The highest praise I can give Levi is that his performance here favorably recalls Tom Hanks’ iconic, Oscar-nominated performance as a young man who undergoes a similarly miraculous transformation in Big. Penny Marshall’s modern classic is a big influence on Shazam along with the Amblin productions of the 1980s, which similarly paired angry young kids of divorce and suburban ennui with fantastical, otherworldly creatures beyond their vivid imagination. 

Sandberg comes from the world of suspense and horror. He previously directed the surprise sleeper suspense thriller hit Lights Out and Annabelle: Creation. Sandberg brings a real horror sensibility to Shazam. Like many of my favorite films from childhood Shazam is full of dark, disturbing, borderline traumatizing imagery guaranteed to give children nightmares. 

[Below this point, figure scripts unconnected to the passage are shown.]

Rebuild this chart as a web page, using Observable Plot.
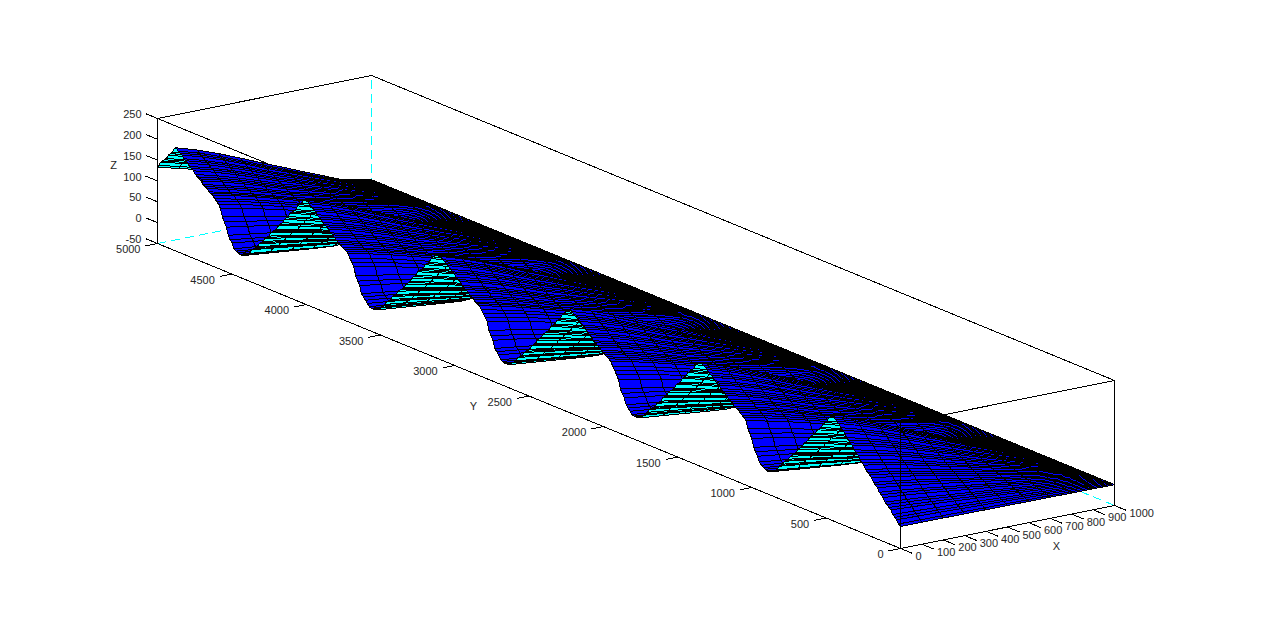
<!DOCTYPE html>
<html>
<head>
<meta charset="utf-8">
<script src="https://cdn.jsdelivr.net/npm/d3@7"></script>
<script src="https://cdn.jsdelivr.net/npm/@observablehq/plot@0.6"></script>
<style>html,body{margin:0;padding:0;background:#fff}svg{display:block}svg text{opacity:.999}</style>
</head>
<body>
<div id="chart"></div>
<script>
// ---- Data ----
const xColumns = [0,100,200,300,400,500,600,700,800,900,1000];
const ridgeZ   = [200,184,165,144,122,101,79,58,37,18,0];
const troughZ  = [4,-1,-6,-11,-15,-12,-9,-6,-4,-2,0];
const peakY    = [457,1346,2221,3116,4004,4865];
const valleyY  = [875,1763,2637,3533,4421];
const tableStep = 10;
const rowStep  = 13;
// Height at X=0 on table steps after Y=0
const frontRise = [3,7,11,15,19,24,28,33,37,42,46,51,55,60,64,69,73,78,82,87,91,96,100,105,109,114,118,123,127,132,136,141,145,150,154,159,163,168,172,177,181,185,189,193,196,198,199];
// Height at X=0 on table steps after a valley
const hillRise = [2,1,1,1,3,5,9,15,21,27,36,45,54,65,75,85,94,102,108,112,116,119,121,123,126,129,132,135,138,142,145,148,152,156,159,163,166,169,172,176,179,183,186,189,192,195,198,199,200];
// Height at X=0 on table steps after a peak
const hillFall = [200,198,194,189,183,178,172,167,162,157,152,147,142,137,131,126,121,116,110,105,100,95,90,85,80,75,70,65,60,56,51,46,42,37,33,28,24,18,13,9,5,3,2];
const xTicks = [0,100,200,300,400,500,600,700,800,900,1000];
const yTicks = [0,500,1000,1500,2000,2500,3000,3500,4000,4500,5000];
const zTicks = [-50,0,50,100,150,200,250];

// ---- View: orthographic camera fitted to the box corners ----
const project = ([X,Y,Z]) => [900 + 0.214*X - 0.1486*Y, 548 - 0.043*X - 0.061*Y - 0.4167*(Z+50)];
const px = p => project(p)[0], py = p => project(p)[1];

// ---- Surface ----
function rowHeight(Y){
  const i = Math.round(Y/tableStep);
  if (Y < peakY[0]) return i < frontRise.length ? frontRise[i] : 200;
  const p = d3.bisectRight(peakY, Y) - 1;
  const v = d3.bisectRight(valleyY, Y) - 1;
  if (v >= p) { const k = Math.round((Y-valleyY[v])/tableStep); return hillRise[Math.min(k,hillRise.length-1)]; }
  const k = Math.round((Y-peakY[p])/tableStep); return hillFall[Math.min(k,hillFall.length-1)];
}
const yRows = [...d3.range(0,5000,rowStep),5000];
const surfaceZ = (c,Y) => {
  const h = rowHeight(Y)/200;
  const dip = Y < peakY[0] ? 0 : troughZ[c]*(1-h);
  return ridgeZ[c]*h + dip;
};
const quadVerts = [];
let id = 0;
// Painter's order: far rows first, far columns first
for (let r = yRows.length-2; r >= 0; r--){
  for (let c = xColumns.length-2; c >= 0; c--){
    const Y0=yRows[r], Y1=yRows[r+1], X0=xColumns[c], X1=xColumns[c+1];
    const corners=[[X0,Y0,surfaceZ(c,Y0)],[X1,Y0,surfaceZ(c+1,Y0)],[X1,Y1,surfaceZ(c+1,Y1)],[X0,Y1,surfaceZ(c,Y1)]];
    const s=corners.map(project);
    let area=0;
    for(let i=0;i<4;i++){const a=s[i],b=s[(i+1)%4];area+=a[0]*b[1]-b[0]*a[1];}
    const face = area<0 ? "#0000ff" : "#00ffff";
    for (const k of [0,1,2,3,0]) quadVerts.push({id, face, p:corners[k]});
    id++;
  }
}
// ---- Box ----
const lo=-50, hi=250, XM=1000, YM=5000;
const edge=(a,b)=>({a,b});
const hiddenEdges=[edge([XM,YM,lo],[XM,YM,hi]),edge([0,YM,lo],[XM,YM,lo]),edge([XM,0,lo],[XM,YM,lo])];
const backEdges=[edge([0,YM,hi],[XM,YM,hi]),edge([XM,YM,hi],[XM,0,hi]),edge([0,YM,hi],[0,0,hi]),edge([0,0,hi],[XM,0,hi]),
  edge([0,YM,lo],[0,YM,hi]),edge([XM,0,lo],[XM,0,hi])];
const frontEdges=[edge([0,0,lo],[0,0,hi]),edge([0,0,lo],[0,YM,lo]),edge([0,0,lo],[XM,0,lo])];
const tickX=xTicks.map(v=>edge([v,0,lo],[v,-80,lo]));
const tickY=yTicks.map(v=>edge([0,v,lo],[-56,v,lo]));
const tickZ=zTicks.map(v=>edge([0,YM,v],[0,YM+80,v]));
const links=(d,o={})=>Plot.link(d,{x1:e=>px(e.a),y1:e=>py(e.a),x2:e=>px(e.b),y2:e=>py(e.b),stroke:"#000",strokeWidth:1,shapeRendering:"crispEdges",...o});
const font={fontFamily:"Liberation Sans",fontSize:11,fill:"#262626"};

const chart=Plot.plot({
  width:1270,height:622,margin:0,
  x:{domain:[0,1270],range:[0,1270],axis:null},
  y:{domain:[0,622],range:[0,622],axis:null},
  marks:[
    links(hiddenEdges,{stroke:"#00ffff",strokeDasharray:"9,5"}),
    links(backEdges),
    Plot.line(quadVerts,{x:d=>px(d.p),y:d=>py(d.p),z:"id",fill:"face",stroke:"#000",strokeWidth:1,curve:"linear",shapeRendering:"crispEdges"}),
    links(frontEdges),
    links(tickX),links(tickY),links(tickZ),
    Plot.text(xTicks,{x:v=>px([v,0,lo]),y:v=>py([v,0,lo]),text:v=>String(v),textAnchor:"start",dx:15,dy:8,...font}),
    Plot.text(yTicks,{x:v=>px([0,v,lo]),y:v=>py([0,v,lo]),text:v=>String(v),textAnchor:"end",dx:-17,dy:6,...font}),
    Plot.text(zTicks,{x:v=>px([0,YM,v]),y:v=>py([0,YM,v]),text:v=>String(v),textAnchor:"end",dx:-16,dy:-4,...font}),
    Plot.text(["X"],{x:()=>1056,y:()=>546,text:d=>d,...font}),
    Plot.text(["Y"],{x:()=>473,y:()=>406,text:d=>d,...font}),
    Plot.text(["Z"],{x:()=>113,y:()=>165,text:d=>d,...font})
  ]
});
document.getElementById("chart").appendChild(chart);
</script>
</body>
</html>
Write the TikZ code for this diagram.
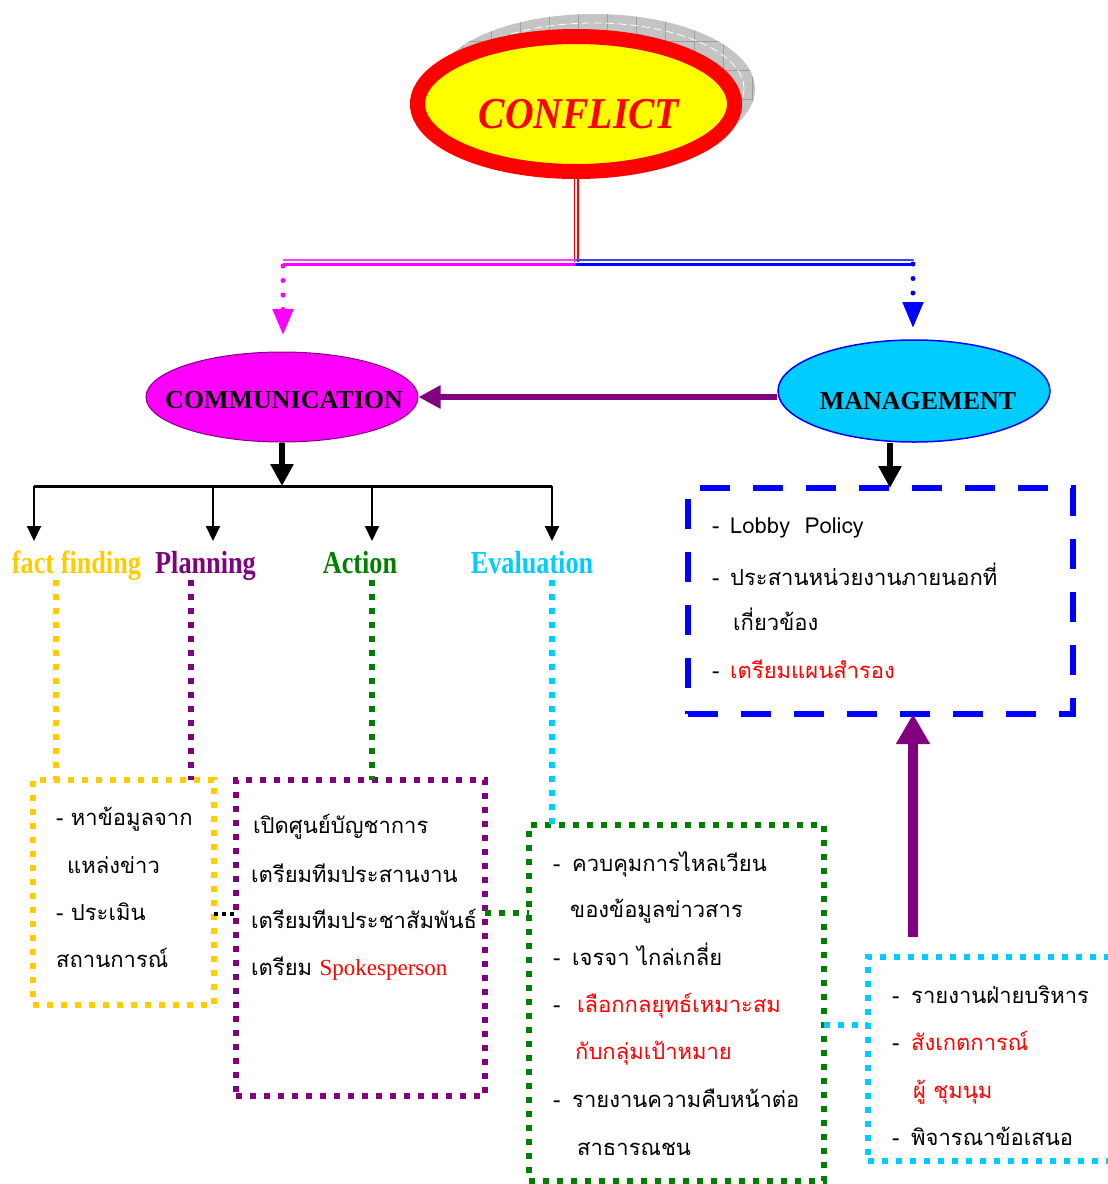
\documentclass[tikz,border=0pt]{standalone}
\usepackage{fontspec}
\setmainfont{Liberation Serif}
\newfontfamily\thaifont[Script=Thai]{Loma}
\newfontfamily\labelserif[FakeStretch=0.82]{Liberation Serif}
\newfontfamily\titleserif[FakeStretch=0.9]{Liberation Serif}
\usetikzlibrary{arrows.meta,shapes.geometric}

\definecolor{cGold}{RGB}{255,204,0}
\definecolor{cPurple}{RGB}{128,0,128}
\definecolor{cGreen}{RGB}{0,128,0}
\definecolor{cCyan}{RGB}{0,204,255}
\definecolor{cMag}{RGB}{255,0,255}
\definecolor{cBlue}{RGB}{0,0,255}
\definecolor{cRed}{RGB}{255,0,0}
\definecolor{cYellow}{RGB}{255,255,0}

\begin{document}
\begin{tikzpicture}[x=1pt,y=-1pt,
  thai/.style={font=\thaifont\fontsize{22}{26}\selectfont, anchor=base west, inner sep=0pt},
  redthai/.style={thai, text=cRed},
  lab/.style={font=\labelserif\bfseries\fontsize{32}{36}\selectfont, anchor=base, inner sep=0pt},
  ovaltext/.style={font=\bfseries\fontsize{26}{30}\selectfont, inner sep=0pt},
  dotbox/.style={draw=#1, line width=6pt, dash pattern=on 6pt off 8pt, rectangle,
    anchor=north west, inner sep=0pt, outer sep=0pt},
  dotline/.style={draw=#1, line width=6pt, dash pattern=on 6pt off 8pt},
  tree/.style={line width=2pt, -{Triangle[width=14pt,length=15pt]}},
  bigarrow/.style={line width=6pt, -{Triangle[width=22pt,length=22pt]}},
  dotarrow/.style={draw=#1, line width=5pt, line cap=round, dash pattern=on 0pt off 14.5pt,
    -{Triangle[width=20pt,length=26pt]}},
]
\useasboundingbox (0,0) rectangle (1108,1184);

% --- textured shadow behind the CONFLICT oval
\begin{scope}
  \clip (594,89) ellipse [x radius=161pt, y radius=75pt];
  \fill[black!23] (420,0) rectangle (770,180);
  \foreach \gx in {433,462,...,760} \draw[black!38, line width=0.8pt] (\gx,0) -- (\gx,180);
  \foreach \gy in {12,41,...,180} \draw[black!38, line width=0.8pt] (420,\gy) -- (770,\gy);
  \draw[white, line width=0.8pt, dash pattern=on 8pt off 4pt] (594,89) ellipse [x radius=150pt, y radius=66pt];
\end{scope}

% --- the three ovals
\node[ellipse, draw=cRed, line width=15pt, fill=cYellow, minimum width=317pt,
  minimum height=135pt, inner sep=0pt] (conflict) at (576,104) {};
\node[font=\titleserif\bfseries\itshape\fontsize{44}{48}\selectfont, text=cRed, inner sep=0pt]
  (conflicttext) at (579,114) {CONFLICT};

\node[ellipse, draw=cPurple, line width=1pt, fill=cMag, minimum width=272pt,
  minimum height=90pt, inner sep=0pt] (comm) at (282,397) {};
\node[ovaltext] (commtext) at (284,400) {COMMUNICATION};

\node[ellipse, draw=cBlue, line width=1.5pt, fill=cCyan, minimum width=272pt,
  minimum height=102pt, inner sep=0pt] (mgmt) at (914,391) {};
\node[ovaltext] (mgmttext) at (918,401) {MANAGEMENT};

% --- split below CONFLICT
\coordinate (split) at (576,262);
\coordinate (mleft) at (283,262);
\coordinate (bright) at (913,262);
\coordinate (mtip) at (283,335);
\coordinate (btip) at (913,328);
\draw[cRed, line width=1.4pt, double=white, double distance=2.2pt] (conflict.south) -- (split);
\draw[cMag!75, line width=2pt] ([yshift=2.5pt]mleft) -- ([yshift=2.5pt]split);
\draw[cMag, line width=3pt] ([yshift=-2.5pt]mleft) -- ([yshift=-2.5pt]split);
\draw[cBlue!75, line width=2pt, line cap=round] ([yshift=2.5pt]split) -- ([yshift=2.5pt]bright);
\draw[cBlue, line width=3pt, line cap=round] ([yshift=-2.5pt]split) -- ([yshift=-2.5pt]bright);
\draw[dotarrow=cMag] ([yshift=-4pt]mleft) -- (mtip);
\draw[dotarrow=cBlue] ([yshift=-2pt]bright) -- (btip);

% --- MANAGEMENT feeds COMMUNICATION
\draw[bigarrow, cPurple] (comm.east -| mgmt.west) -- (comm.east);

% --- COMMUNICATION branches
\coordinate (b1) at (34,486);
\coordinate (b2) at (213,486);
\coordinate (b3) at (372,486);
\coordinate (b4) at (552,486);
\coordinate (b1e) at (34,541);
\coordinate (b2e) at (213,541);
\coordinate (b3e) at (372,541);
\coordinate (b4e) at (552,541);
\draw[bigarrow] (comm.south) -- (comm.south |- b1);
\draw[line width=3pt] (b1) -- (b4);
\draw[tree] (b1) -- (b1e);
\draw[tree] (b2) -- (b2e);
\draw[tree] (b3) -- (b3e);
\draw[tree] (b4) -- (b4e);

\node[lab, text=cGold] (ff) at (76.5,573) {fact finding};
\node[lab, text=cPurple] (pl) at (205.5,573) {Planning};
\node[lab, text=cGreen] (ac) at (360,573) {Action};
\node[lab, text=cCyan] (ev) at (532,573) {Evaluation};

% --- dotted boxes
\node[dotbox=cGold, minimum width=181pt, minimum height=225pt] (ffbox) at (33,780) {};
\node[dotbox=cPurple, minimum width=249pt, minimum height=316pt] (plbox) at (236,780) {};
\node[dotbox=cGreen, minimum width=295pt, minimum height=356pt] (acbox) at (529,825) {};
\node[dotbox=cCyan, minimum width=250pt, minimum height=204pt] (evbox) at (868,957) {};
\node[draw=cBlue, line width=6pt, dash pattern=on 30pt off 23pt, rectangle, anchor=north west,
  inner sep=0pt, outer sep=0pt, minimum width=385pt, minimum height=226pt] (mgbox) at (688,488) {};

% --- drops from the labels
\coordinate (ffdrop) at (56,580);
\coordinate (pldrop) at (191,580);
\coordinate (acdrop) at (372,580);
\coordinate (evdrop) at (552,580);
\draw[dotline=cGold] (ffdrop) -- (ffdrop |- ffbox.north);
\draw[dotline=cPurple] (pldrop) -- (pldrop |- ffbox.north);
\draw[dotline=cGreen] (acdrop) -- (acdrop |- plbox.north);
\draw[dotline=cCyan] (evdrop) -- (evdrop |- acbox.north);

% --- links between boxes
\coordinate (link1) at (0,914);
\coordinate (link2) at (0,913);
\coordinate (link3) at (0,1025);
\draw[black, line width=4pt, dash pattern=on 4pt off 4pt] (ffbox.east |- link1) -- (plbox.west |- link1);
\draw[dotline=cGreen] (plbox.east |- link2) -- (acbox.west |- link2);
\draw[dotline=cCyan] (acbox.east |- link3) -- (evbox.west |- link3);

% --- MANAGEMENT to its box, evaluation back to it
\coordinate (mdrop) at (890,486);
\draw[bigarrow] (mgmt.south -| mdrop) -- (mdrop |- mgbox.north);
\coordinate (upstart) at (913,937);
\draw[cPurple, line width=10pt, -{Triangle[width=32pt,length=30pt]}] (upstart) -- (upstart |- mgbox.south);

% --- fact finding text
\node[thai] (g1) at (56,825) {- หาข้อมูลจาก};
\node[thai] (g2) at (67,873) {แหล่งข่าว};
\node[thai] (g3) at (56,920) {- ประเมิน};
\node[thai] (g4) at (56,967) {สถานการณ์};

% --- planning text
\node[thai] (p1) at (253,833) {เปิดศูนย์บัญชาการ};
\node[thai] (p2) at (251,882) {เตรียมทีมประสานงาน};
\node[thai] (p3) at (251,928) {เตรียมทีมประชาสัมพันธ์};
\node[thai] (p4) at (251,975) {เตรียม {\rmfamily\fontsize{23}{26}\selectfont\color{cRed}Spokesperson}};

% --- action text
\node[thai] (a1d) at (553,871) {-};
\node[thai] (a1) at (572,871) {ควบคุมการไหลเวียน};
\node[thai] (a2) at (570,917) {ของข้อมูลข่าวสาร};
\node[thai] (a3d) at (553,965) {-};
\node[thai] (a3) at (572,965) {เจรจา ไกล่เกลี่ย};
\node[thai] (a4d) at (553,1012) {-};
\node[redthai] (a4) at (577,1012) {เลือกกลยุทธ์เหมาะสม};
\node[redthai] (a5) at (575,1059) {กับกลุ่มเป้าหมาย};
\node[thai] (a6d) at (553,1107) {-};
\node[thai] (a6) at (572,1107) {รายงานความคืบหน้าต่อ};
\node[thai] (a7) at (577,1155) {สาธารณชน};

% --- evaluation text
\node[thai] (e1d) at (892,1003) {-};
\node[thai] (e1) at (911,1003) {รายงานฝ่ายบริหาร};
\node[thai] (e2d) at (892,1050) {-};
\node[redthai] (e2) at (911,1050) {สังเกตการณ์};
\node[redthai] (e3) at (913,1098) {ผู้ ชุมนุม};
\node[thai] (e4d) at (892,1145) {-};
\node[thai] (e4) at (911,1145) {พิจารณาข้อเสนอ};

% --- management text
\node[thai] (m1d) at (712,533) {-};
\node[thai] (m1) at (730,533) {Lobby\ \ Policy};
\node[thai] (m2d) at (712,585) {-};
\node[thai] (m2) at (730,585) {ประสานหน่วยงานภายนอกที่};
\node[thai] (m3) at (733,630) {เกี่ยวข้อง};
\node[thai] (m4d) at (712,678) {-};
\node[redthai] (m4) at (730,678) {เตรียมแผนสำรอง};
\end{tikzpicture}
\end{document}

There’s a lot of shit in Shazam that is not remotely appropriate or suitable for young, suggestible minds which, ironically, makes it perfect a family movie. Shazam respects children enough to know that it’s okay to scare the shit out of them from time to time, as long as it is for the right reasons. 


Shazam earns its 132 minute length, just as it earns its big emotional moments. This is a superhero origin story that does everything right, including leaving audiences wanting more without boorishly insisting on a sequel the way seemingly every superhero movie does these days. 

Shazam brings something new to the increasingly exhausted superhero genre in addition to more than its share of laughs and heart. It’s a plucky, overachieving winner that threatens to give D.C Film a good name and hopefully marks an encouraging new direction for the much-maligned, much-discussed comic giant’s film division. 


Funny, lighthearted yet genuinely and convincingly emotional is a great direction for the House Zack Snyder mismanaged to travel in; hopefully subsequent films will learn from Shazam’s creative successes as well as the crushing nadirs that were Batman v Superman: Dawn of Justice and Suicide Squad.